Learning mixtures of structured distributions over discrete domains
S. Chan and I. Diakonikolas and R. Servedio and X. Sun.
In ACM-SIAM Symposium on Discrete Algorithms (SODA), 2013, pp. 1380--1394.

Abstract:

Let $\mathfrak{C}$ be a class of probability distributions over the discrete domain $[n] = \{1,\dots,n\}.$ We show that if $\mathfrak{C}$ satisfies a rather general condition -- essentially, that each distribution in $\mathfrak{C}$ can be well-approximated by a variable-width histogram with few bins -- then there is a highly efficient (both in terms of running time and sample complexity) algorithm that can learn any mixture of $k$ unknown distributions from $\mathfrak{C}.$

We analyze several natural types of distributions over $[n]$, including log-concave, monotone hazard rate and unimodal distributions, and show that they have the required structural property of being well-approximated by a histogram with few bins. Applying our general algorithm, we obtain near-optimally efficient algorithms for all these mixture learning problems as described below. More precisely,

• Log-concave distributions: We learn any mixture of $k$ log-concave distributions over $[n]$ using $k \cdot \tilde{O}(1/\eps^4)$ samples (independent of $n$) and running in time $\tilde{O}(k \log(n) / \eps^4)$ bit-operations (note that reading a single sample from $[n]$ takes $\Theta(\log n)$ bit operations). For the special case $k=1$ we give an efficient algorithm using $\tilde{O}(1/\eps^3)$ samples; this generalizes the main result of \cite{DDS12stoc} from the class of Poisson Binomial Distributions to the much broader class of all log-concave distributions. Our upper bounds are not far from optimal since any algorithm for this learning problem requires $\Omega(k/\eps^{5/2})$ samples.

• Monotone hazard rate (MHR) distributions: We learn any mixture of $k$ MHR distributions over $[n]$ using $O(k \log (n/\eps)/\eps^4)$ samples and running in time $\tilde{O}(k \log^2(n) / \eps^4)$ bit-operations.
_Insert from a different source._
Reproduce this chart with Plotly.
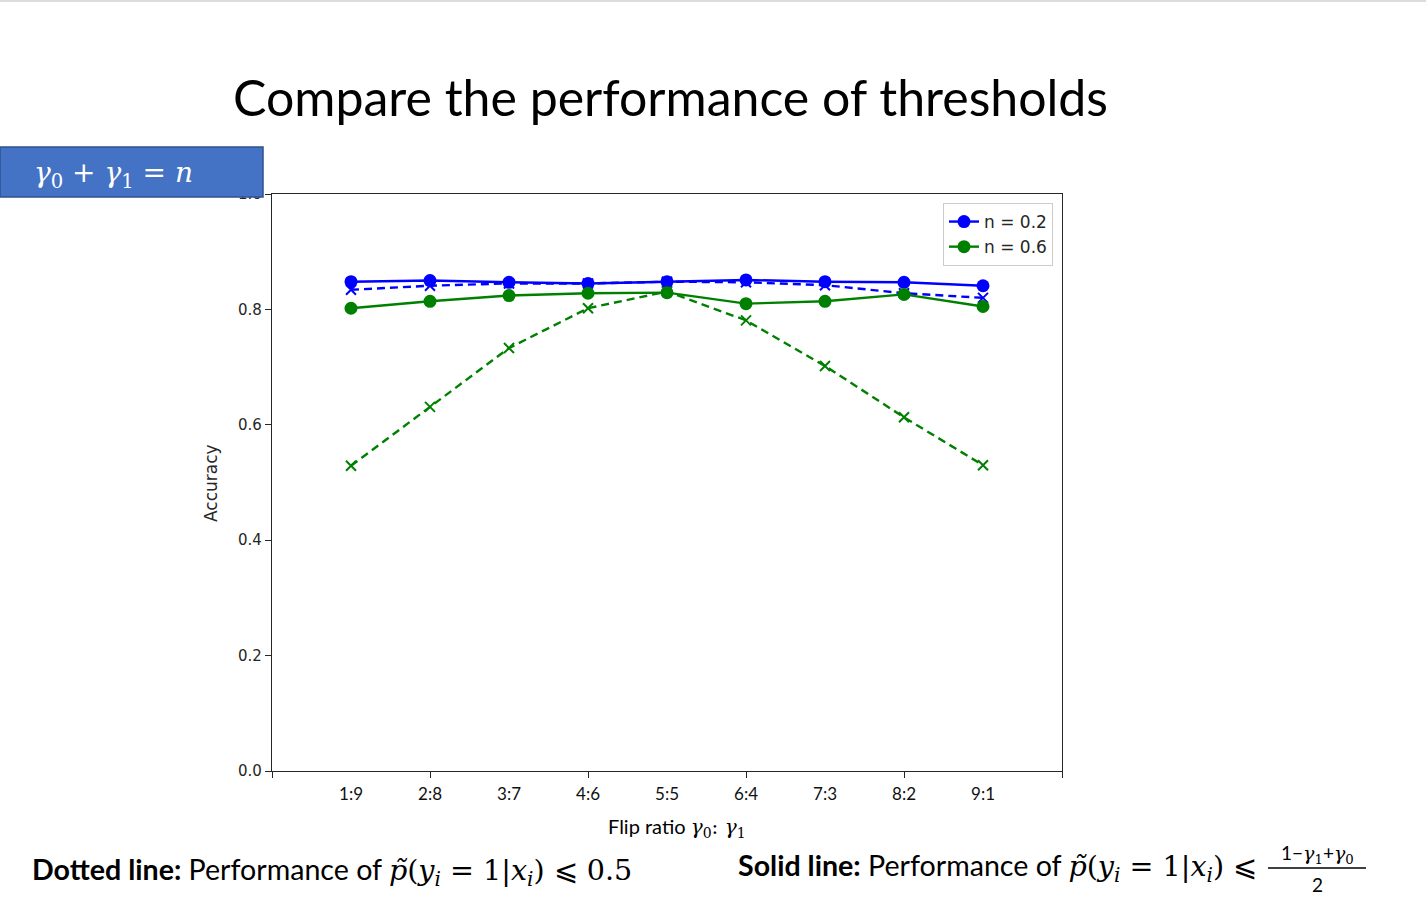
import plotly.graph_objects as go

# flip ratio gamma0:gamma1, points at x = 1..9
ratio_labels = ["1:9", "2:8", "3:7", "4:6", "5:5", "6:4", "7:3", "8:2", "9:1"]
x_pos = [1, 2, 3, 4, 5, 6, 7, 8, 9]

# accuracy
n02_solid = [0.848, 0.850, 0.847, 0.845, 0.848, 0.851, 0.848, 0.847, 0.841]
n02_dotted = [0.834, 0.841, 0.845, 0.845, 0.848, 0.847, 0.842, 0.828, 0.820]
n06_solid = [0.802, 0.814, 0.824, 0.828, 0.829, 0.810, 0.814, 0.826, 0.805]
n06_dotted = [0.529, 0.631, 0.733, 0.802, 0.831, 0.781, 0.702, 0.613, 0.530]

y_ticks = [0.0, 0.2, 0.4, 0.6, 0.8, 1.0]

W, H = 1426, 914
BLUE = "#0000ff"
GREEN = "#008000"
SLIDE_FONT = "Lato"
MATH = "DejaVu Serif"


def px(x):
    return x / W


def py(y):
    return 1 - y / H


fig = go.Figure()

# dotted lines first (underneath), not in the legend
fig.add_trace(go.Scatter(x=x_pos, y=n02_dotted, mode="lines+markers", showlegend=False,
                         line=dict(color=BLUE, width=2.4, dash="8px,5px"),
                         marker=dict(symbol="x-thin-open", size=10, line=dict(color=BLUE, width=2))))
fig.add_trace(go.Scatter(x=x_pos, y=n06_dotted, mode="lines+markers", showlegend=False,
                         line=dict(color=GREEN, width=2.4, dash="8px,5px"),
                         marker=dict(symbol="x-thin-open", size=10, line=dict(color=GREEN, width=2))))
fig.add_trace(go.Scatter(x=x_pos, y=n02_solid, mode="lines+markers", name="n = 0.2",
                         line=dict(color=BLUE, width=2.4), marker=dict(symbol="circle", size=13, color=BLUE)))
fig.add_trace(go.Scatter(x=x_pos, y=n06_solid, mode="lines+markers", name="n = 0.6",
                         line=dict(color=GREEN, width=2.4), marker=dict(symbol="circle", size=13, color=GREEN)))

fig.update_layout(
    width=W, height=H, autosize=False,
    margin=dict(l=0, r=0, t=0, b=0, autoexpand=False),
    paper_bgcolor="white", plot_bgcolor="white",
    font=dict(family="DejaVu Sans", size=15, color="#262626"),
    xaxis=dict(domain=[px(272), px(1062)], range=[0, 10], showgrid=False, zeroline=False,
               automargin=False,
               showline=True, mirror=True, linecolor="#262626", linewidth=1.2,
               tickmode="array", tickvals=x_pos, ticktext=ratio_labels, ticks="",
               tickfont=dict(family=SLIDE_FONT, size=17, color="#111"), ticklabelstandoff=7,
               minor=dict(ticks="outside", tick0=0, dtick=2, ticklen=6, tickcolor="#262626", tickwidth=1.2)),
    yaxis=dict(domain=[py(771), py(194)], range=[0, 1.0], showgrid=False, zeroline=False,
               automargin=False,
               showline=True, mirror=True, linecolor="#262626", linewidth=1.2,
               tickmode="array", tickvals=y_ticks, tickformat=".1f",
               ticks="outside", ticklen=6, tickcolor="#262626", tickwidth=1.2,
               tickfont=dict(family="DejaVu Sans", size=15, color="#262626")),
    legend=dict(x=px(1053), y=py(203), xanchor="right", yanchor="top",
                bgcolor="white", bordercolor="#cccccc", borderwidth=1,
                font=dict(family="DejaVu Sans", size=17, color="#262626")),
)

shapes = [
    # thin rule at top of slide
    dict(type="line", xref="paper", yref="paper", x0=0, x1=1, y0=py(1), y1=py(1),
         line=dict(color="#d0d0d0", width=1.5)),
    # blue label box
    dict(type="rect", xref="paper", yref="paper", x0=0, x1=px(263), y0=py(197), y1=py(147),
         fillcolor="#4472C4", line=dict(color="#2F528F", width=1.5), layer="above"),
    # fraction bar
    dict(type="line", xref="paper", yref="paper", x0=px(1268), x1=px(1366), y0=py(868), y1=py(868),
         line=dict(color="black", width=1.5)),
]
fig.update_layout(shapes=shapes)


def m(s):
    return f'<span style="font-family:{MATH}">{s}</span>'


annotations = [
    dict(text="Compare the performance of thresholds", x=px(670), y=py(97),
         font=dict(family=SLIDE_FONT, size=50, color="black")),
    dict(text=m("<i>γ</i><sub>0</sub> + <i>γ</i><sub>1</sub> = <i>n</i>"), x=px(113), y=py(174),
         font=dict(size=28, color="white")),
    dict(text="Accuracy", x=px(211), y=py(483), textangle=-90,
         font=dict(family="DejaVu Sans", size=17, color="#262626")),
    dict(text="Flip ratio " + m("<i>γ</i><sub>0</sub>: <i>γ</i><sub>1</sub>"), x=px(677), y=py(827),
         font=dict(family=SLIDE_FONT, size=20, color="black")),
    dict(text="<b>Dotted line:</b> Performance of "
              + m("<i>p̃</i>(<i>y<sub>i</sub></i> = 1|<i>x<sub>i</sub></i>) ⩽ 0.5"),
         x=px(30), y=py(871), xanchor="left",
         font=dict(family=SLIDE_FONT, size=28.6, color="black")),
    dict(text="<b>Solid line:</b> Performance of "
              + m("<i>p̃</i>(<i>y<sub>i</sub></i> = 1|<i>x<sub>i</sub></i>) ⩽"),
         x=px(736), y=py(867), xanchor="left",
         font=dict(family=SLIDE_FONT, size=28.6, color="black")),
    dict(text="1−" + m("<i>γ</i><sub>1</sub>") + "+" + m("<i>γ</i><sub>0</sub>"), x=px(1317), y=py(854),
         font=dict(family=SLIDE_FONT, size=19, color="black")),
    dict(text="2", x=px(1317), y=py(884),
         font=dict(family=SLIDE_FONT, size=19, color="black")),
]
for a in annotations:
    a.setdefault("xanchor", "center")
    a.update(xref="paper", yref="paper", yanchor="middle", showarrow=False)
fig.update_layout(annotations=annotations)

# drop the page's default body margin so the slide sits at the window corner
fig.write_html("out.html", config={"displayModeBar": False},
               post_script="document.body.style.margin='0';")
Any algorithm for this learning problem must use $\Omega(k \log(n)/\eps^3)$ samples.

• Unimodal distributions: We give an algorithm that learns any mixture of $k$ unimodal distributions over $[n]$ using $O(k \log (n)/\eps^{4})$ samples and running in time $\tilde{O}(k \log^2(n) / \eps^{4})$ bit-operations. Any algorithm for this problem must use $\Omega(k \log(n)/\eps^3)$ samples.